Within the company, the robotics division has been a source of tension since its co-founder Andy Rubin, left the company in 2014. Rubin, who also founded Android and led Google’s smartphone business for many years, drove the purchase of Boston Dynamics and brought in a bunch of other robotics companies as well. But after Rubin left, the company lost its direction.
According to an earlier report, the reason behind Alphabet’s decision to sell its robotics division was that the company’s executives wanted to get rid of any branch that is not able to create a consumer product in the next few years. Boston Dynamics, which is currently experimenting with various AI robots, was one of those units, which led to the selling decision. In addition, tension had risen between Alphabet and the team of engineers at Boston Dynamics.
Toyota’s purchase of Boston Dynamics was referred to by a former employee as a “friendly buyout.” Thanks to the links that it has to the Toyota Research Institute, which was established in November 2015 and started hiring in January this year. Its mission is to do research in the fields of artificial intelligence and robotics.
The Toyota Research Institute was established to concentrate on research on artificial intelligence and robotics, which has Gill Pratt as its CEO. Pratt used to work with Boston Dynamics CEO and founder Marc Raibert at the Massachusetts Institute of Technology.
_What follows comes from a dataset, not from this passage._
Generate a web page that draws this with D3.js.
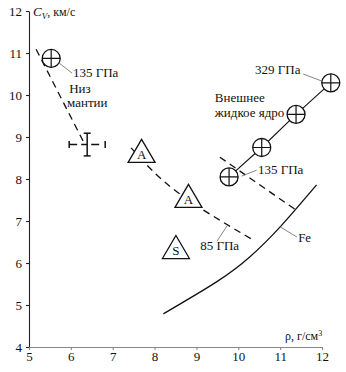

Once the deal is official, several Google employees working on robotics will also leave the company to continue the project at the Toyota Research Institute; Boston Dynamics operations manager Joseph Bondaryk and Google robotics division co-founder James Kuffner are among the group.
Before the Boston Dynamics was bought by Google, the company had undergoing contracts with the US military, and Google had to continue the existing contract even though it was of no interest to them.
In 2014, tensions started brewing between Google and Boston Dynamics, as Rubin had left the company. Rubin allowed Boston Dynamics to carry out its own research, and resisted Google’s intentions to create consumer products.
“At the end of the day what I saw was a sense of us and them instead of a we — we weren’t part of Google, we were sort of a separate thing,” said a former Boston employee.
According to rumors, Google wanted Boston Dynamics to create a commercial robot that would be comfortable to humans and easy to use. However, the robotic division seemed to refuse to renounce the study of a robot leg research and to accept Google’s project of a simpler version of robot what would move on wheels.
A video released by Boston Dynamics in February of its humanoid robot, Atlas, was the tipping point for the separation, reported Bloomberg in March. While the Atlas was received with interest by the tech press, but it also brought back the old fear that robots may end up replacing humans in working places.
This sale to Toyota’s Research Institute may be beneficial to both companies, as Google can calm the situation created within the division, and Boston Dynamics could again focus on scientific research.